O economista-chefe da MB Associados, Sérgio Vale, também avalia que uma parcela razoável da indústria ainda está mais estocada do que gostaria. A situação deve estar resolvida apenas no segundo semestre, diz ele. Para Vale, os problemas de competitividade do setor, que tem dificuldades para exportar e para concorrer com o importado no mercado interno, num cenário de câmbio valorizado, tornam complicado o ajuste de estoques, atrasando a retomada da produção a um ritmo mais forte.
Os números da Associação Nacional de Fabricantes de Veículos Automotores (Anfavea) também indicam um quadro pouco favorável.

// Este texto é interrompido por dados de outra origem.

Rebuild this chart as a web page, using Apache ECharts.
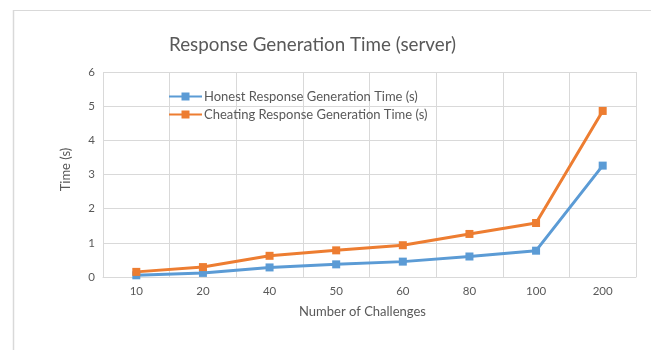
<!DOCTYPE html>
<html><head><meta charset="utf-8">
<script src="https://cdn.jsdelivr.net/npm/echarts@6/dist/echarts.min.js"></script>
<style>html,body{margin:0;padding:0;background:#fff}#c{width:651px;height:359px}</style>
</head><body><div id="c"></div>
<script>
const categories = ['10','20','40','50','60','80','100','200'];
const honest = [0.05, 0.12, 0.28, 0.37, 0.45, 0.60, 0.77, 3.26];
const cheating = [0.15, 0.29, 0.62, 0.78, 0.93, 1.26, 1.58, 4.86];
const seriesNames = ['Honest Response Generation Time (s)', 'Cheating Response Generation Time (s)'];
const txt = '#595959';
const font = 'Lato';
const chart = echarts.init(document.getElementById('c'), null, {renderer:'canvas'});
chart.setOption({
  animation: false,
  textStyle: {fontFamily: font},
  title: {text: 'Response Generation Time (server)', left: 164, top: 30, textStyle:{fontFamily: font, fontSize: 18.8, fontWeight: 'normal', color: txt}},
  graphic: [
    {type:'line', shape:{x1:13, y1:10.5, x2:651, y2:10.5}, style:{stroke:'#d9d9d9', lineWidth:1}},
    {type:'line', shape:{x1:13.5, y1:10, x2:13.5, y2:350}, style:{stroke:'#d9d9d9', lineWidth:1.5}}
  ],
  legend: {
    orient: 'vertical', left: 168, top: 90, padding: 0, itemGap: 5, itemWidth: 33, itemHeight: 10,
    textStyle: {fontFamily: font, fontSize: 13, color: txt, padding: [0, 0, 0, -3]},
    data: seriesNames
  },
  grid: {left: 103, right: 15, top: 72, bottom: 82, containLabel: false},
  xAxis: {
    type: 'category', data: categories, boundaryGap: true,
    name: 'Number of Challenges', nameLocation: 'middle', nameGap: 28,
    nameTextStyle: {fontFamily: font, fontSize: 13, color: txt, padding: [0, 14, 0, 0]},
    axisLine: {lineStyle: {color: '#d9d9d9'}}, axisTick: {show: false},
    axisLabel: {color: txt, fontSize: 11.5, fontFamily: font, margin: 8},
    splitLine: {show: true, lineStyle: {color: '#d9d9d9'}}
  },
  yAxis: {
    type: 'value', min: 0, max: 6, interval: 1,
    name: 'Time (s)', nameLocation: 'middle', nameGap: 31, nameRotate: 90,
    nameTextStyle: {fontFamily: font, fontSize: 13, color: txt, padding: [0, 0, 0, 10]},
    axisLine: {show: false}, axisTick: {show: false},
    axisLabel: {color: txt, fontSize: 11.5, fontFamily: font, margin: 8},
    splitLine: {show: true, lineStyle: {color: '#d9d9d9'}}
  },
  series: [
    {name: seriesNames[0], type: 'line', data: honest, symbol: 'rect', symbolSize: 8,
     lineStyle: {color: '#5B9BD5', width: 3}, itemStyle: {color: '#5B9BD5'}},
    {name: seriesNames[1], type: 'line', data: cheating, symbol: 'rect', symbolSize: 8,
     lineStyle: {color: '#ED7D31', width: 3}, itemStyle: {color: '#ED7D31'}}
  ]
});
</script></body></html>
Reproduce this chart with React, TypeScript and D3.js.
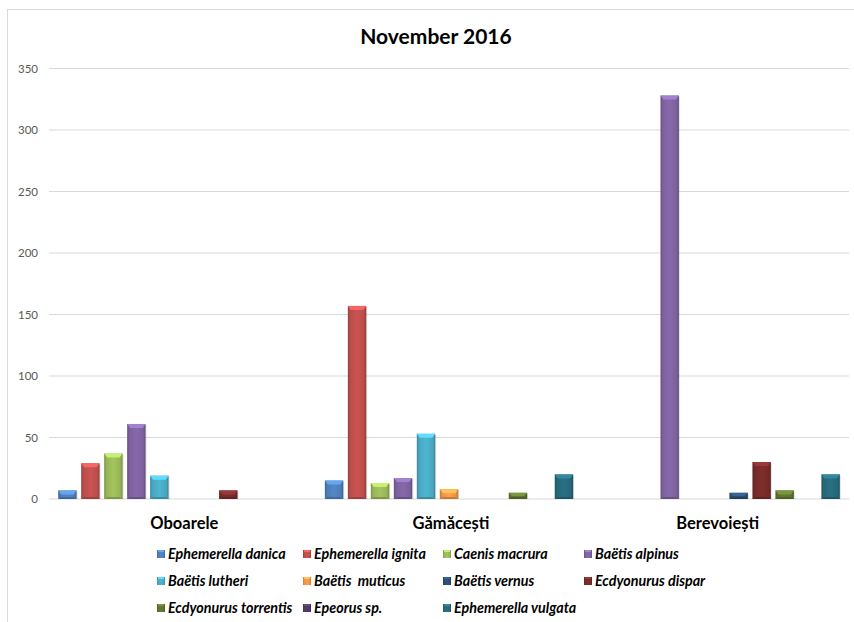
import React from "react";
import * as d3 from "d3";

// Sampling sites (x-axis categories)
const sites = ["Oboarele", "Gămăcești", "Berevoiești"];

// Species (series), in legend order
const species = [
  "Ephemerella danica",
  "Ephemerella ignita",
  "Caenis macrura",
  "Baëtis alpinus",
  "Baëtis lutheri",
  "Baëtis  muticus",
  "Baëtis vernus",
  "Ecdyonurus dispar",
  "Ecdyonurus torrentis",
  "Epeorus sp.",
  "Ephemerella vulgata",
];

// Counts per species, one value per site
const ephemerellaDanica = [7, 15, 0];
const ephemerellaIgnita = [29, 157, 0];
const caenisMacrura = [37, 13, 0];
const baetisAlpinus = [61, 17, 328];
const baetisLutheri = [19, 53, 0];
const baetisMuticus = [0, 8, 0];
const baetisVernus = [0, 0, 5];
const ecdyonurusDispar = [7, 0, 30];
const ecdyonurusTorrentis = [0, 5, 7];
const epeorusSp = [0, 0, 0];
const ephemerellaVulgata = [0, 20, 20];

const seriesValues = [
  ephemerellaDanica,
  ephemerellaIgnita,
  caenisMacrura,
  baetisAlpinus,
  baetisLutheri,
  baetisMuticus,
  baetisVernus,
  ecdyonurusDispar,
  ecdyonurusTorrentis,
  epeorusSp,
  ephemerellaVulgata,
];

const colors = [
  "#4F81BD",
  "#C0504D",
  "#9BBB59",
  "#8064A2",
  "#4BACC6",
  "#F79646",
  "#2C4D75",
  "#772C2A",
  "#5F7530",
  "#4D3B62",
  "#276A7C",
];

const yTicks = [0, 50, 100, 150, 200, 250, 300, 350];
const title = "November 2016";

const W = 854;
const H = 622;
const plot = { left: 49, right: 849, top: 68.5, bottom: 499 };
const FONT = "Lato, 'Open Sans', 'DejaVu Sans', sans-serif";

const legendCols = [157, 303, 443, 584];
const legendRows = [554, 581, 608];

export default function App() {
  const x0 = d3.scaleBand<string>().domain(sites).range([plot.left, plot.right]).padding(0);
  const x1 = d3
    .scaleBand<string>()
    .domain(species)
    .range([0, x0.bandwidth()])
    .paddingInner(0.2)
    .paddingOuter(0.4);
  const y = d3.scaleLinear().domain([0, 350]).range([plot.bottom, plot.top]);

  const bars: { key: string; x: number; w: number; top: number; i: number }[] = [];
  sites.forEach((site, si) => {
    species.forEach((sp, i) => {
      const v = seriesValues[i][si];
      if (v > 0) {
        bars.push({
          key: `${site}-${sp}`,
          x: (x0(site) ?? 0) + (x1(sp) ?? 0),
          w: x1.bandwidth(),
          top: y(v),
          i,
        });
      }
    });
  });

  return (
    <svg
      width={W}
      height={H}
      style={{ position: "absolute", left: 0, top: 0, background: "#fff" }}
      fontFamily={FONT}
    >
      <defs>
        {colors.map((c, i) => {
          const base = d3.color(c)!;
          return (
            <linearGradient key={i} id={`g${i}`} x1="0" x2="1" y1="0" y2="0">
              <stop offset="0" stopColor={base.darker(0.7).formatHex()} />
              <stop offset="0.12" stopColor={base.darker(0.1).formatHex()} />
              <stop offset="0.5" stopColor={base.brighter(0.15).formatHex()} />
              <stop offset="0.88" stopColor={base.darker(0.1).formatHex()} />
              <stop offset="1" stopColor={base.darker(0.8).formatHex()} />
            </linearGradient>
          );
        })}
      </defs>

      {/* chart frame */}
      <rect x={7.5} y={9.5} width={W + 20} height={H + 20} fill="none" stroke="#d9d9d9" strokeWidth={1} />

      {/* title */}
      <text x={436} y={44} textAnchor="middle" fontSize={21} fontWeight="bold" fill="#000">
        {title}
      </text>

      {/* gridlines and y tick labels */}
      {yTicks.map((t) => (
        <g key={t}>
          <line x1={plot.left} x2={plot.right} y1={y(t)} y2={y(t)} stroke="#d9d9d9" strokeWidth={1.2} />
          <text x={38} y={y(t) + 4} textAnchor="end" fontSize={11.5} fill="#595959">
            {t}
          </text>
        </g>
      ))}

      {/* bars with bevel look */}
      {bars.map((b) => {
        const c = d3.color(colors[b.i])!;
        const h = plot.bottom - b.top;
        const bev = Math.min(4, h / 2);
        return (
          <g key={b.key}>
            <rect x={b.x + 1} y={b.top + 1} width={b.w} height={h - 1} fill="#000" opacity={0.12} />
            <rect x={b.x} y={b.top} width={b.w} height={h} fill={`url(#g${b.i})`} />
            <polygon
              points={`${b.x},${b.top} ${b.x + b.w},${b.top} ${b.x + b.w - 3},${b.top + bev} ${b.x + 3},${b.top + bev}`}
              fill={c.brighter(0.7).formatHex()}
            />
            <polygon
              points={`${b.x},${plot.bottom} ${b.x + b.w},${plot.bottom} ${b.x + b.w - 3},${plot.bottom - Math.min(2, h / 3)} ${b.x + 3},${plot.bottom - Math.min(2, h / 3)}`}
              fill={c.darker(0.6).formatHex()}
            />
          </g>
        );
      })}

      {/* category labels */}
      {sites.map((s) => (
        <text
          key={s}
          x={(x0(s) ?? 0) + x0.bandwidth() / 2 + 2}
          y={529}
          textAnchor="middle"
          fontSize={16.5}
          fontWeight="bold"
          fill="#000"
        >
          {s}
        </text>
      ))}

      {/* legend */}
      {species.map((sp, i) => {
        const col = i % 4;
        const row = Math.floor(i / 4);
        const lx = legendCols[col];
        const ly = legendRows[row];
        return (
          <g key={sp}>
            <rect x={lx} y={ly - 4} width={8} height={8} fill={`url(#g${i})`} />
            <rect x={lx + 1} y={ly - 4} width={6} height={2} fill={d3.color(colors[i])!.brighter(0.7).formatHex()} />
            <text
              x={lx + 11}
              y={ly + 5}
              fontSize={14.3}
              fontWeight="bold"
              fontStyle="italic"
              fill="#000"
              style={{ whiteSpace: "pre" }}
            >
              {sp}
            </text>
          </g>
        );
      })}
    </svg>
  );
}
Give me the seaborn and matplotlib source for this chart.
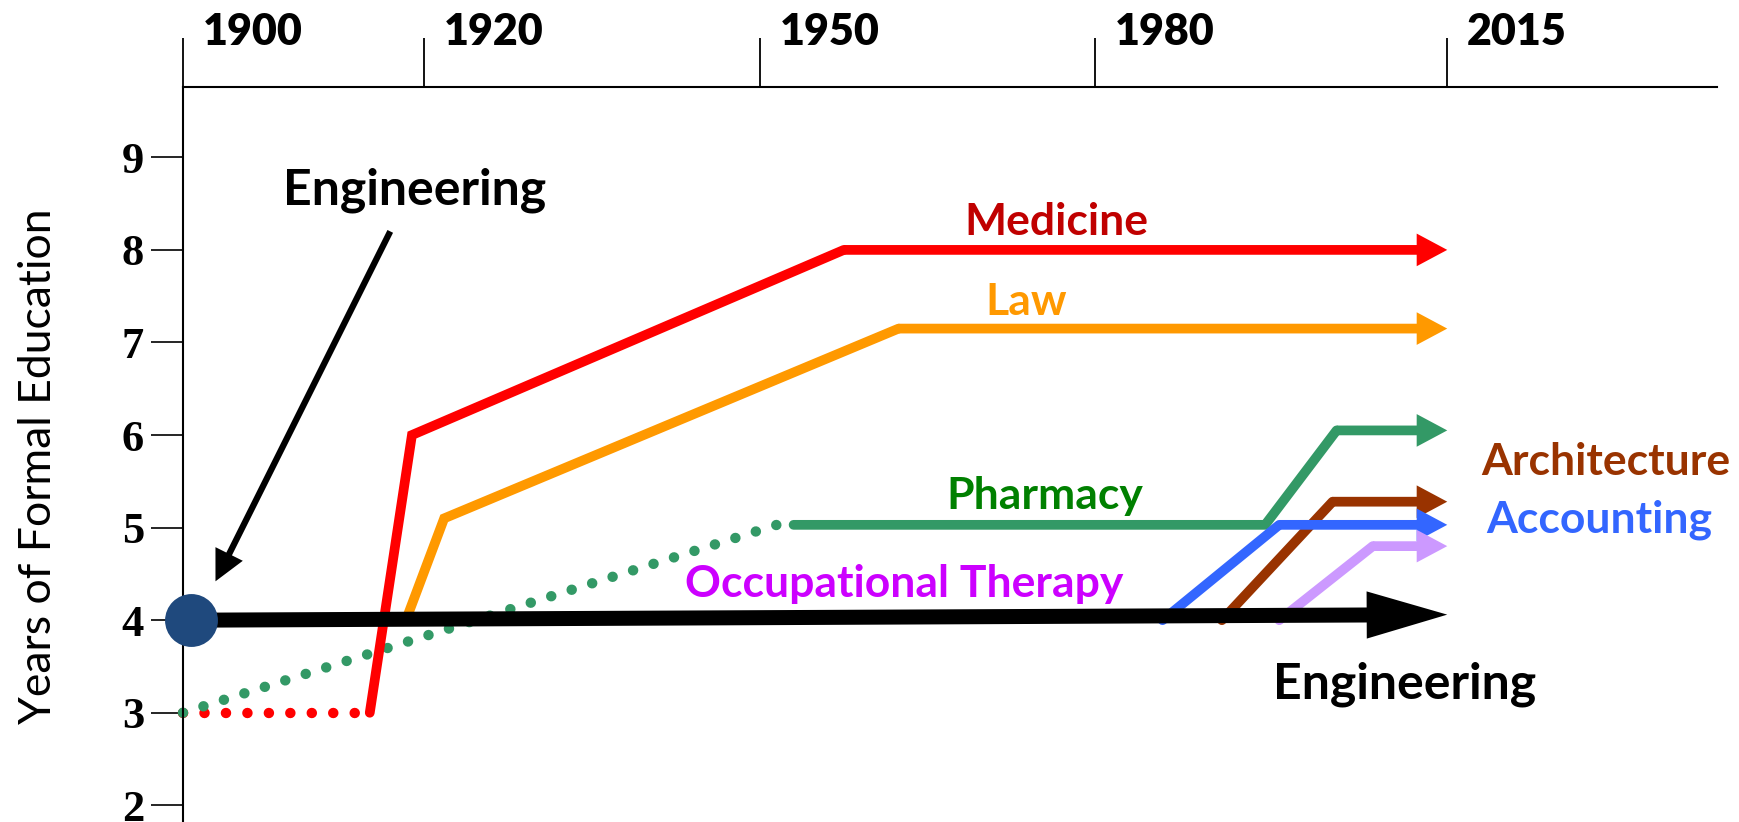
import numpy as np
import seaborn as sns
import matplotlib.pyplot as plt
from matplotlib.transforms import ScaledTranslation

# timeline ticks (hand spaced, like the original slide)
tick_years = [1900, 1920, 1950, 1980, 2015]
tick_pos = [183, 424, 760, 1095, 1447]
edu_ticks = [2, 3, 4, 5, 6, 7, 8, 9]

# years of formal education per profession
med_dot_x = [1900, 1915]
med_dot_y = [3, 3]
med_x = [1915.5, 1919, 1957.5, 2015]
med_y = [3, 6, 8, 8]

law_x = [1918.5, 1921.8, 1962.4, 2015]
law_y = [4.0, 5.1, 7.15, 7.15]

pharm_dot_x = [1900, 1951.5]
pharm_dot_y = [3, 5.03]
pharm_x = [1953, 1996.9, 2004, 2015]
pharm_y = [5.03, 5.03, 6.05, 6.05]

arch_x = [1992.6, 2003.6, 2015]
arch_y = [4.0, 5.28, 5.28]

acc_x = [1986.7, 1998.3, 2015]
acc_y = [4.0, 5.03, 5.03]

ot_x = [1998.3, 2007.6, 2015]
ot_y = [4.0, 4.8, 4.8]

eng_x = [1900.7, 2015]
eng_y = [4.0, 4.06]

sns.set_theme(style='white')
plt.rcParams['font.family'] = ['Lato', 'DejaVu Sans']
plt.rcParams['axes.edgecolor'] = 'black'


def fwd(x):
    xs = [1860] + tick_years + [2080]
    ps = [tick_pos[0] - 40 * 12.05] + tick_pos + [tick_pos[-1] + 65 * 10.06]
    return np.interp(x, xs, ps)


def inv(p):
    xs = [1860] + tick_years + [2080]
    ps = [tick_pos[0] - 40 * 12.05] + tick_pos + [tick_pos[-1] + 65 * 10.06]
    return np.interp(p, ps, xs)


fig = plt.figure(figsize=(17.39, 8.22), dpi=100)
ax = fig.add_axes([0.1052, 0.0, 0.8821, 0.8942])
ax.set_xscale('function', functions=(fwd, inv))


def line_with_arrow(xs, ys, color, lw=7, head_len=2.2, head_w=2.35, z=2):
    if len(xs) > 2:
        sns.lineplot(x=xs[:-1], y=ys[:-1], color=color, lw=lw, ax=ax,
                     estimator=None, sort=False, solid_joinstyle='miter', zorder=z)
    style = f'simple,head_length={head_len},head_width={head_w},tail_width={lw / 10}'
    ax.annotate('', xy=(xs[-1], ys[-1]), xytext=(xs[-2], ys[-2]),
                arrowprops=dict(arrowstyle=style, color=color, lw=0,
                                mutation_scale=10, shrinkA=0, shrinkB=0),
                zorder=z)


dots = (0, (0.01, 2.05))
sns.lineplot(x=med_dot_x, y=med_dot_y, color='#FF0000', lw=7.5, ax=ax,
             linestyle=dots, dash_capstyle='round', estimator=None, clip_on=False)
sns.lineplot(x=pharm_dot_x, y=pharm_dot_y, color='#339966', lw=7.5, ax=ax,
             linestyle=dots, dash_capstyle='round', estimator=None, clip_on=False)

line_with_arrow(med_x, med_y, '#FF0000')
line_with_arrow(law_x, law_y, '#FF9900')
line_with_arrow(pharm_x, pharm_y, '#339966')
line_with_arrow(arch_x, arch_y, '#993300')
line_with_arrow(acc_x, acc_y, '#3366FF')
line_with_arrow(ot_x, ot_y, '#CC99FF')

# engineering: flat at four years
ax.annotate('', xy=(eng_x[-1], eng_y[-1]), xytext=(eng_x[0], eng_y[0]),
            arrowprops=dict(arrowstyle='simple,head_length=5.8,head_width=3.4,tail_width=1.08',
                            color='black', lw=0, mutation_scale=10, shrinkA=0, shrinkB=0),
            zorder=5)
sns.scatterplot(x=eng_x[:1], y=eng_y[:1], s=1450, color='#1F497D', linewidth=0,
                ax=ax, zorder=6, clip_on=False)

# labels
lab = dict(fontsize=32, fontweight='bold', ha='center', va='center')
big = dict(fontsize=36, fontweight='bold', ha='center', va='center')
ax.text(1919.2, 8.64, 'Engineering', color='black', **big)
ax.annotate('', xy=(1902.7, 4.42), xytext=(1917.2, 8.2),
            arrowprops=dict(arrowstyle='simple,head_length=2.2,head_width=2.2,tail_width=0.45',
                            color='black', lw=0, mutation_scale=10, shrinkA=0, shrinkB=0))
ax.text(1976.5, 8.30, 'Medicine', color='#C00000', **lab)
ax.text(1973.8, 7.44, 'Law', color='#FF9900', **lab)
ax.text(1975.5, 5.34, 'Pharmacy', color='#008000', **lab)
ax.text(1962.9, 4.39, 'Occupational Therapy', color='#CC00FF', **lab)
ax.text(2018.4, 5.71, 'Architecture', color='#993300', fontsize=32,
        fontweight='bold', ha='left', va='center')
ax.text(2018.9, 5.08, 'Accounting', color='#3366FF', fontsize=32,
        fontweight='bold', ha='left', va='center')
ax.text(2010.8, 3.31, 'Engineering', color='black', **big)

# axes
ax.set_xlim(1900, 2041.8)
ax.set_ylim(1.82, 9.76)
ax.set_xticks(tick_years)
ax.set_xticklabels([str(y) for y in tick_years])
ax.set_yticks(edu_ticks)
ax.set_yticklabels([str(v) for v in edu_ticks], fontfamily='Liberation Serif',
                   fontweight='bold', fontsize=32)
ax.xaxis.tick_top()
ax.tick_params(axis='x', top=True, bottom=False, labeltop=True, labelbottom=False,
               direction='out', length=35, width=1.3, pad=-10, colors='black',
               labelsize=31)
ax.tick_params(axis='y', left=True, direction='out', length=23, width=1.2, pad=5,
               colors='black')
shift = ScaledTranslation(0.2, 0, fig.dpi_scale_trans)
for t in ax.get_xticklabels():
    t.set_ha('left')
    t.set_fontweight('heavy')
    t.set_transform(t.get_transform() + shift)

for side in ['right', 'bottom']:
    ax.spines[side].set_visible(False)
for side in ['top', 'left']:
    ax.spines[side].set_linewidth(1.5)

ax.set_ylabel('Years of Formal Education', fontsize=32, color='black')
ax.yaxis.set_label_coords(-0.081, 0.484)

fig.savefig('out.png', dpi=100)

Depois de caírem de quase 400 mil unidades, em agosto de 2011, para 313,5 mil em fevereiro deste ano, os inventários voltaram a subir em março, para pouco menos de 350 mil, o equivalente a 35 dias de vendas, bem mais que a média de 22 dias, registrada nos três anos anteriores. A combinação de produção forte e vendas fracas elevou os veículos nos pátios. Para o primeiro trimestre, a alta da indústria estimada pelos analistas é de algo próximo a 0,5% sobre o trimestre anterior, feito o ajuste sazonal.
Nesse quadro, a expectativa é que a retomada da indústria seja mais firme no segundo semestre, quando o impacto do ciclo de queda dos juros iniciado em agosto do ano passado será mais intenso. Além disso, já estará em vigor a desoneração da contribuição previdenciária de mais 15 setores, que será substituída por uma alíquota sobre o faturamento – e, até lá, espera-se que os estoques estejam definitivamente ajustados.